───── Given information ─────

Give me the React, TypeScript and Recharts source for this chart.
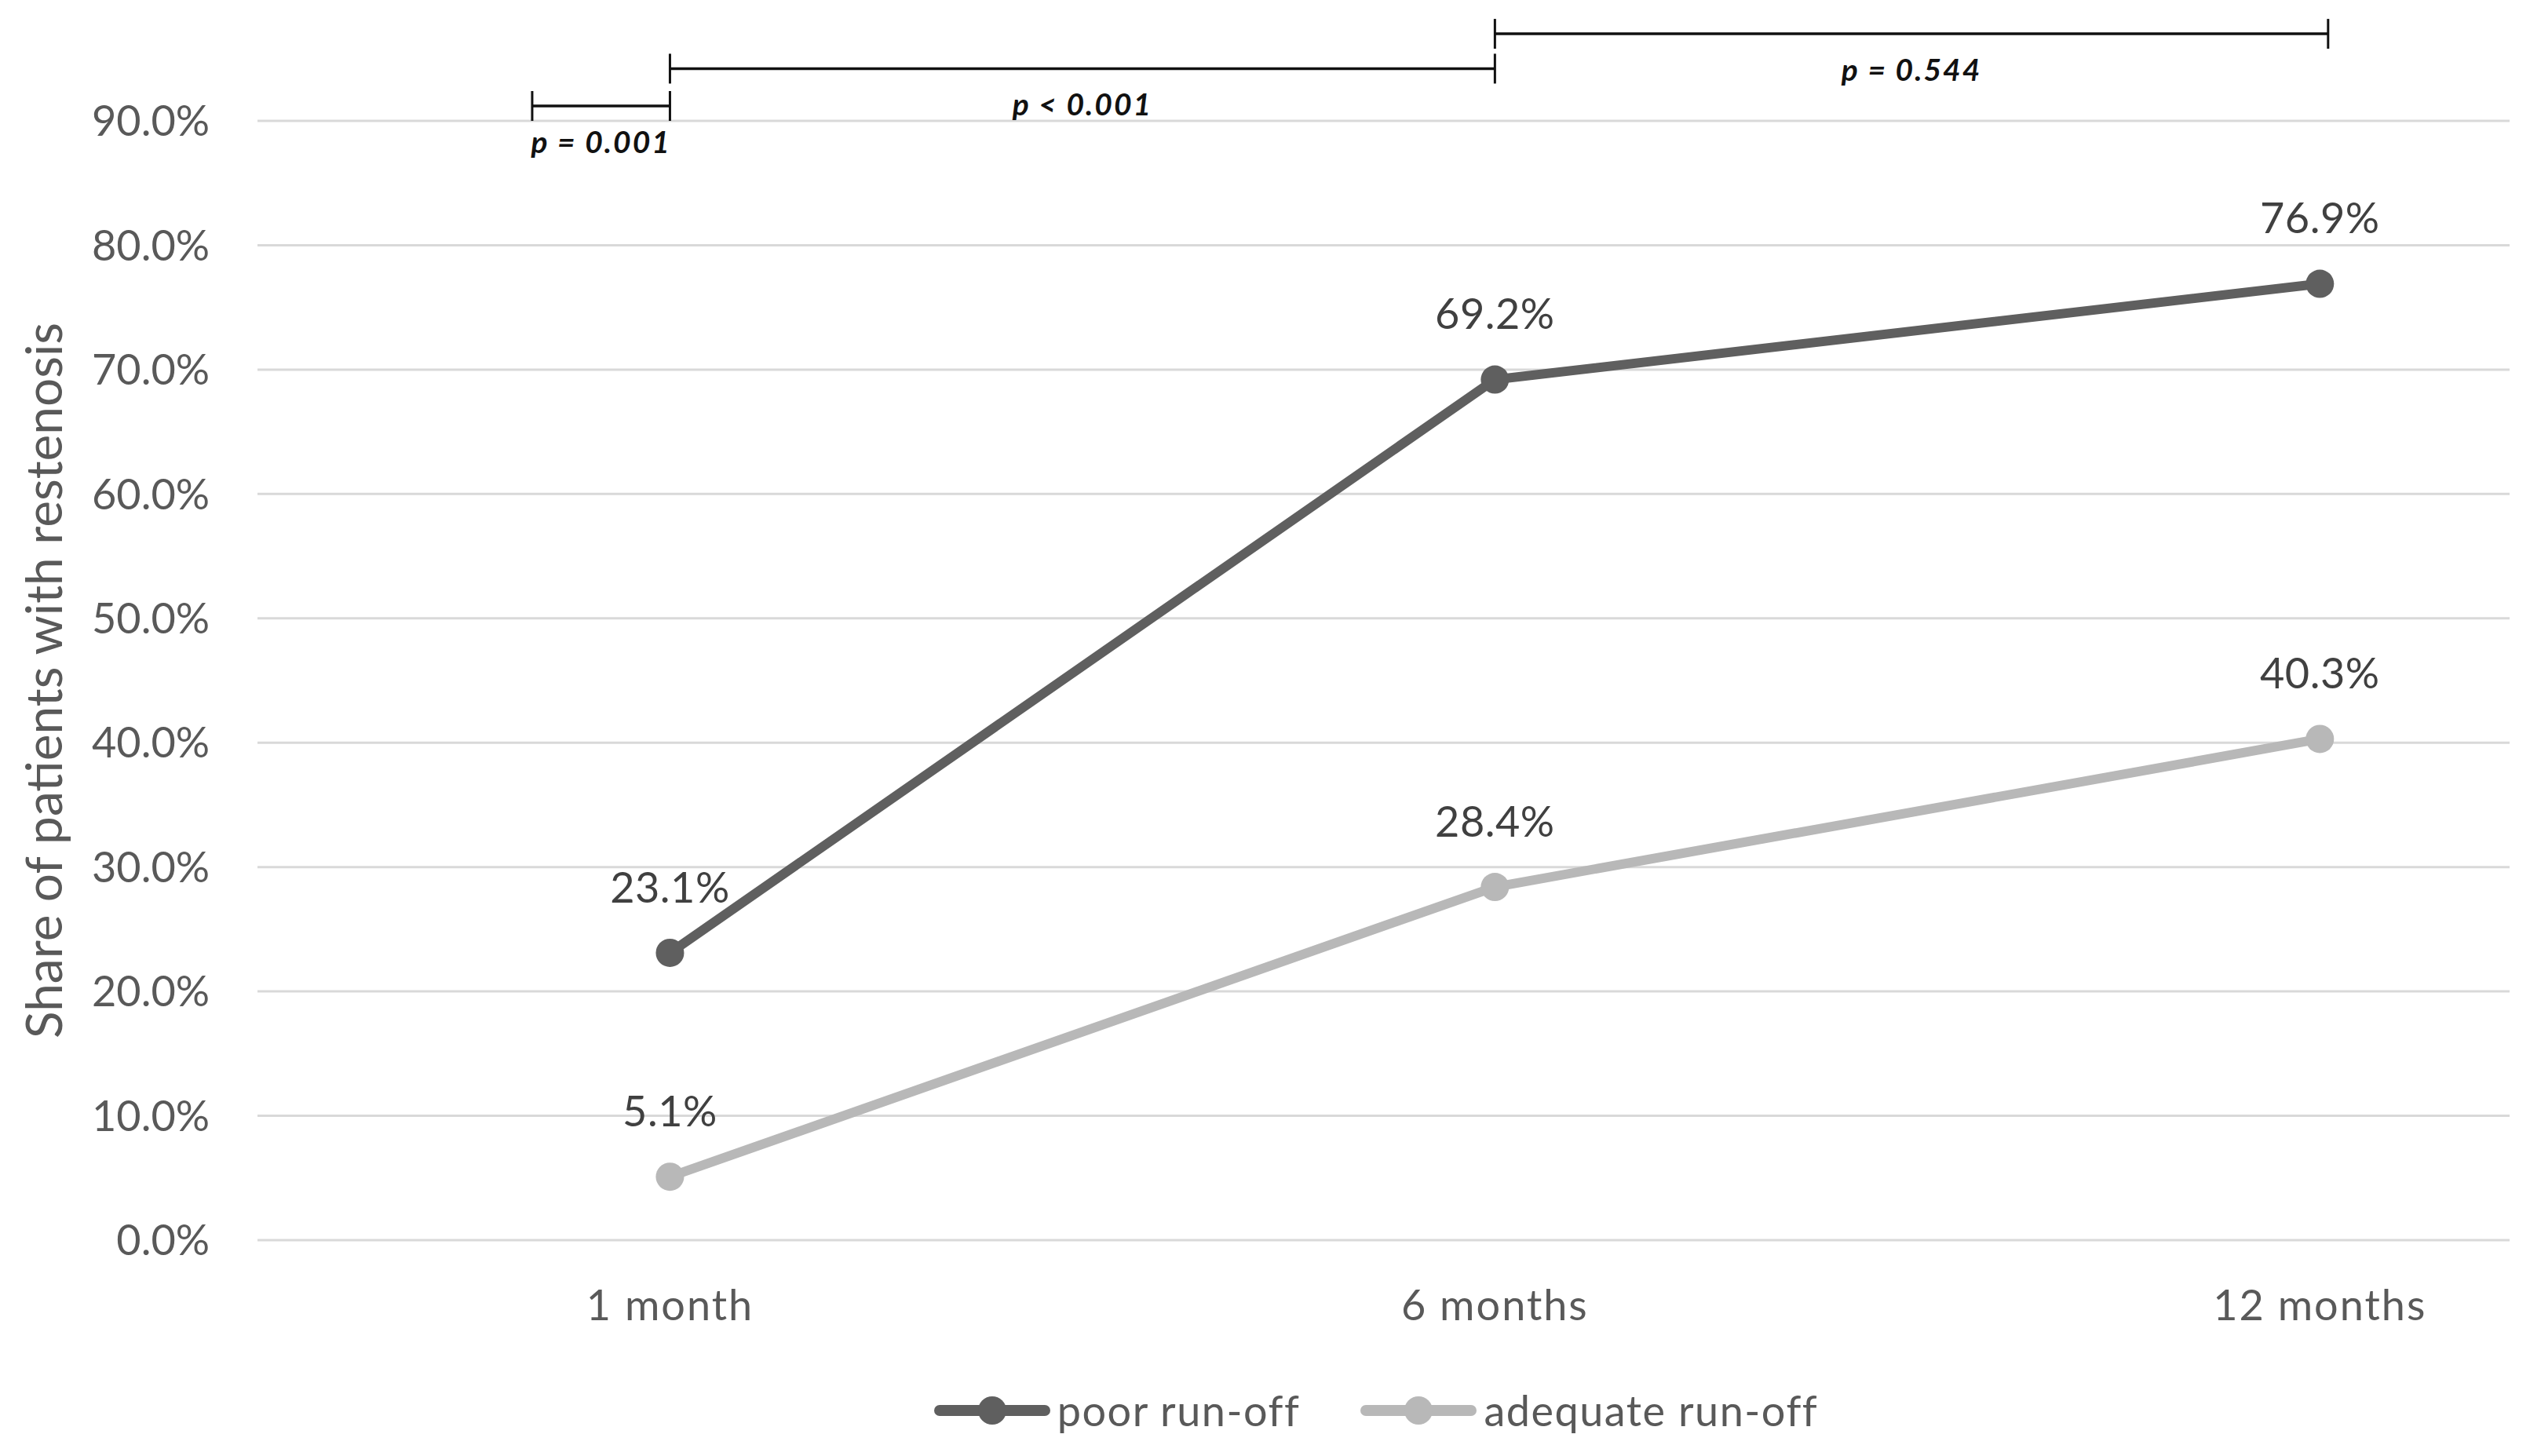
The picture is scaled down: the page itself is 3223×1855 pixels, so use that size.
import React from 'react';
import {
  LineChart,
  Line,
  XAxis,
  YAxis,
  CartesianGrid,
  ReferenceLine,
  LabelList,
  Legend,
} from 'recharts';

// ---------- data ----------
const categories = ['1 month', '6 months', '12 months'];
const poorRunOff = [23.1, 69.2, 76.9];
const adequateRunOff = [5.1, 28.4, 40.3];
const seriesNames = ['poor run-off', 'adequate run-off'];
const yTicks = [0, 10, 20, 30, 40, 50, 60, 70, 80, 90];
const yAxisTitle = 'Share of patients with restenosis';

// significance brackets (x in category-index units, level in % units)
const bracketFrom = [-0.167, 0, 1];
const bracketTo = [0, 1, 2.01];
const bracketLevel = [91.2, 94.2, 97.0];
const bracketLabels = ['p = 0.001', 'p < 0.001', 'p = 0.544'];

// ---------- styles ----------
const FONT = 'Lato, "Open Sans", sans-serif';
const AXIS_TEXT = '#595959';
const LABEL_TEXT = '#404040';
const POOR_COLOR = '#5f5f5f';
const ADEQUATE_COLOR = '#b8b8b8';
const GRID_COLOR = '#d9d9d9';

const table = categories.map((c, i) => ({
  t: i,
  category: c,
  poor: poorRunOff[i],
  adequate: adequateRunOff[i],
}));

const seriesColors = [POOR_COLOR, ADEQUATE_COLOR];

const makeBracket = (label: string) => (props: any) => {
  const { x1, y1, x2 } = props;
  const tick = 19;
  return (
    <g>
      <line x1={x1} y1={y1} x2={x2} y2={y1} stroke="#111" strokeWidth={3.5} />
      <line x1={x1} y1={y1 - tick} x2={x1} y2={y1 + tick} stroke="#111" strokeWidth={3} />
      <line x1={x2} y1={y1 - tick} x2={x2} y2={y1 + tick} stroke="#111" strokeWidth={3} />
      <text
        x={(x1 + x2) / 2}
        y={y1 + 46}
        dy="0.35em"
        textAnchor="middle"
        fontFamily={FONT}
        fontWeight="bold"
        fontStyle="italic"
        fontSize={39}
        letterSpacing={2}
        fill="#111"
      >
        {label}
      </text>
    </g>
  );
};

const DataLabel = (props: any) => {
  const { x, y, value } = props;
  if (x == null || y == null) return null;
  return (
    <text
      x={x}
      y={y - 83}
      dy="0.35em"
      textAnchor="middle"
      fontFamily={FONT}
      fontSize={54}
      letterSpacing={0.5}
      fill={LABEL_TEXT}
    >
      {`${Number(value).toFixed(1)}%`}
    </text>
  );
};

const YTitle = (props: any) => {
  const vb = props.viewBox || {};
  const cx = (vb.x || 0) + 54;
  const cy = (vb.y || 0) + (vb.height || 0) / 2;
  return (
    <text
      x={cx}
      y={cy}
      transform={`rotate(-90, ${cx}, ${cy})`}
      textAnchor="middle"
      dominantBaseline="central"
      fontFamily={FONT}
      fontSize={64}
      fill={AXIS_TEXT}
    >
      {yAxisTitle}
    </text>
  );
};

const LegendContent = () => (
  <div
    style={{
      height: 100,
      display: 'flex',
      justifyContent: 'center',
      alignItems: 'center',
      gap: 76,
    }}
  >
    {seriesNames.map((name, i) => (
      <div key={name} style={{ display: 'flex', alignItems: 'center' }}>
        <svg width={150} height={44}>
          <line
            x1={8}
            y1={22}
            x2={142}
            y2={22}
            stroke={seriesColors[i]}
            strokeWidth={14}
            strokeLinecap="round"
          />
          <circle cx={75} cy={22} r={18} fill={seriesColors[i]} />
        </svg>
        <span
          style={{
            marginLeft: 8,
            fontFamily: FONT,
            fontSize: 54,
            letterSpacing: 1.5,
            color: AXIS_TEXT,
            lineHeight: 1,
          }}
        >
          {name}
        </span>
      </div>
    ))}
  </div>
);

export default function App() {
  return (
    <div style={{ width: 3223, height: 1855, background: '#fff' }}>
      <style>{'body{margin:0;background:#fff;}'}</style>
      <LineChart
        width={3223}
        height={1855}
        data={table}
        margin={{ top: 154, right: 26, left: 0, bottom: 8 }}
      >
        <CartesianGrid vertical={false} stroke={GRID_COLOR} strokeWidth={3} />
        <XAxis
          dataKey="t"
          type="number"
          domain={[-0.5, 2.23]}
          ticks={[0, 1, 2]}
          allowDataOverflow
          tickFormatter={(v: number) => categories[v]}
          axisLine={false}
          tickLine={false}
          tickSize={0}
          tickMargin={64}
          height={167}
          tick={{ fontSize: 54, fill: AXIS_TEXT, fontFamily: FONT, letterSpacing: 2 }}
        />
        <YAxis
          domain={[0, 90]}
          ticks={yTicks}
          allowDataOverflow
          tickFormatter={(v: number) => `${v.toFixed(1)}%`}
          axisLine={false}
          tickLine={false}
          tickSize={0}
          tickMargin={61}
          width={328}
          tick={{ fontSize: 54, fill: AXIS_TEXT, fontFamily: FONT }}
          label={<YTitle />}
        />
        <Legend
          verticalAlign="bottom"
          wrapperStyle={{ left: 318, width: 2869 }}
          content={() => <LegendContent />}
        />
        {bracketLabels.map((lab, i) => (
          <ReferenceLine
            key={lab + i}
            segment={[
              { x: bracketFrom[i], y: bracketLevel[i] },
              { x: bracketTo[i], y: bracketLevel[i] },
            ]}
            ifOverflow="visible"
            shape={makeBracket(lab)}
          />
        ))}
        <Line
          dataKey="poor"
          name={seriesNames[0]}
          stroke={POOR_COLOR}
          strokeWidth={12}
          dot={{ r: 18, fill: POOR_COLOR, stroke: POOR_COLOR, strokeWidth: 0 }}
          activeDot={false}
          isAnimationActive={false}
        >
          <LabelList dataKey="poor" content={<DataLabel />} />
        </Line>
        <Line
          dataKey="adequate"
          name={seriesNames[1]}
          stroke={ADEQUATE_COLOR}
          strokeWidth={12}
          dot={{ r: 18, fill: ADEQUATE_COLOR, stroke: ADEQUATE_COLOR, strokeWidth: 0 }}
          activeDot={false}
          isAnimationActive={false}
        >
          <LabelList dataKey="adequate" content={<DataLabel />} />
        </Line>
      </LineChart>
    </div>
  );
}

─────

Exercise instructions:
Write out the listing word for word, omitting the pictures it holds.

Result of the task:
Give me the React, TypeScript and Recharts source for this chart.
The picture is scaled down: the page itself is 3223×1855 pixels, so use that size.
import React from 'react';
import {
  LineChart,
  Line,
  XAxis,
  YAxis,
  CartesianGrid,
  ReferenceLine,
  LabelList,
  Legend,
} from 'recharts';

// ---------- data ----------
const categories = ['1 month', '6 months', '12 months'];
const poorRunOff = [23.1, 69.2, 76.9];
const adequateRunOff = [5.1, 28.4, 40.3];
const seriesNames = ['poor run-off', 'adequate run-off'];
const yTicks = [0, 10, 20, 30, 40, 50, 60, 70, 80, 90];
const yAxisTitle = 'Share of patients with restenosis';

// significance brackets (x in category-index units, level in % units)
const bracketFrom = [-0.167, 0, 1];
const bracketTo = [0, 1, 2.01];
const bracketLevel = [91.2, 94.2, 97.0];
const bracketLabels = ['p = 0.001', 'p < 0.001', 'p = 0.544'];

// ---------- styles ----------
const FONT = 'Lato, "Open Sans", sans-serif';
const AXIS_TEXT = '#595959';
const LABEL_TEXT = '#404040';
const POOR_COLOR = '#5f5f5f';
const ADEQUATE_COLOR = '#b8b8b8';
const GRID_COLOR = '#d9d9d9';

const table = categories.map((c, i) => ({
  t: i,
  category: c,
  poor: poorRunOff[i],
  adequate: adequateRunOff[i],
}));

const seriesColors = [POOR_COLOR, ADEQUATE_COLOR];

const makeBracket = (label: string) => (props: any) => {
  const { x1, y1, x2 } = props;
  const tick = 19;
  return (
    <g>
      <line x1={x1} y1={y1} x2={x2} y2={y1} stroke="#111" strokeWidth={3.5} />
      <line x1={x1} y1={y1 - tick} x2={x1} y2={y1 + tick} stroke="#111" strokeWidth={3} />
      <line x1={x2} y1={y1 - tick} x2={x2} y2={y1 + tick} stroke="#111" strokeWidth={3} />
      <text
        x={(x1 + x2) / 2}
        y={y1 + 46}
        dy="0.35em"
        textAnchor="middle"
        fontFamily={FONT}
        fontWeight="bold"
        fontStyle="italic"
        fontSize={39}
        letterSpacing={2}
        fill="#111"
      >
        {label}
      </text>
    </g>
  );
};

const DataLabel = (props: any) => {
  const { x, y, value } = props;
  if (x == null || y == null) return null;
  return (
    <text
      x={x}
      y={y - 83}
      dy="0.35em"
      textAnchor="middle"
      fontFamily={FONT}
      fontSize={54}
      letterSpacing={0.5}
      fill={LABEL_TEXT}
    >
      {`${Number(value).toFixed(1)}%`}
    </text>
  );
};

const YTitle = (props: any) => {
  const vb = props.viewBox || {};
  const cx = (vb.x || 0) + 54;
  const cy = (vb.y || 0) + (vb.height || 0) / 2;
  return (
    <text
      x={cx}
      y={cy}
      transform={`rotate(-90, ${cx}, ${cy})`}
      textAnchor="middle"
      dominantBaseline="central"
      fontFamily={FONT}
      fontSize={64}
      fill={AXIS_TEXT}
    >
      {yAxisTitle}
    </text>
  );
};

const LegendContent = () => (
  <div
    style={{
      height: 100,
      display: 'flex',
      justifyContent: 'center',
      alignItems: 'center',
      gap: 76,
    }}
  >
    {seriesNames.map((name, i) => (
      <div key={name} style={{ display: 'flex', alignItems: 'center' }}>
        <svg width={150} height={44}>
          <line
            x1={8}
            y1={22}
            x2={142}
            y2={22}
            stroke={seriesColors[i]}
            strokeWidth={14}
            strokeLinecap="round"
          />
          <circle cx={75} cy={22} r={18} fill={seriesColors[i]} />
        </svg>
        <span
          style={{
            marginLeft: 8,
            fontFamily: FONT,
            fontSize: 54,
            letterSpacing: 1.5,
            color: AXIS_TEXT,
            lineHeight: 1,
          }}
        >
          {name}
        </span>
      </div>
    ))}
  </div>
);

export default function App() {
  return (
    <div style={{ width: 3223, height: 1855, background: '#fff' }}>
      <style>{'body{margin:0;background:#fff;}'}</style>
      <LineChart
        width={3223}
        height={1855}
        data={table}
        margin={{ top: 154, right: 26, left: 0, bottom: 8 }}
      >
        <CartesianGrid vertical={false} stroke={GRID_COLOR} strokeWidth={3} />
        <XAxis
          dataKey="t"
          type="number"
          domain={[-0.5, 2.23]}
          ticks={[0, 1, 2]}
          allowDataOverflow
          tickFormatter={(v: number) => categories[v]}
          axisLine={false}
          tickLine={false}
          tickSize={0}
          tickMargin={64}
          height={167}
          tick={{ fontSize: 54, fill: AXIS_TEXT, fontFamily: FONT, letterSpacing: 2 }}
        />
        <YAxis
          domain={[0, 90]}
          ticks={yTicks}
          allowDataOverflow
          tickFormatter={(v: number) => `${v.toFixed(1)}%`}
          axisLine={false}
          tickLine={false}
          tickSize={0}
          tickMargin={61}
          width={328}
          tick={{ fontSize: 54, fill: AXIS_TEXT, fontFamily: FONT }}
          label={<YTitle />}
        />
        <Legend
          verticalAlign="bottom"
          wrapperStyle={{ left: 318, width: 2869 }}
          content={() => <LegendContent />}
        />
        {bracketLabels.map((lab, i) => (
          <ReferenceLine
            key={lab + i}
            segment={[
              { x: bracketFrom[i], y: bracketLevel[i] },
              { x: bracketTo[i], y: bracketLevel[i] },
            ]}
            ifOverflow="visible"
            shape={makeBracket(lab)}
          />
        ))}
        <Line
          dataKey="poor"
          name={seriesNames[0]}
          stroke={POOR_COLOR}
          strokeWidth={12}
          dot={{ r: 18, fill: POOR_COLOR, stroke: POOR_COLOR, strokeWidth: 0 }}
          activeDot={false}
          isAnimationActive={false}
        >
          <LabelList dataKey="poor" content={<DataLabel />} />
        </Line>
        <Line
          dataKey="adequate"
          name={seriesNames[1]}
          stroke={ADEQUATE_COLOR}
          strokeWidth={12}
          dot={{ r: 18, fill: ADEQUATE_COLOR, stroke: ADEQUATE_COLOR, strokeWidth: 0 }}
          activeDot={false}
          isAnimationActive={false}
        >
          <LabelList dataKey="adequate" content={<DataLabel />} />
        </Line>
      </LineChart>
    </div>
  );
}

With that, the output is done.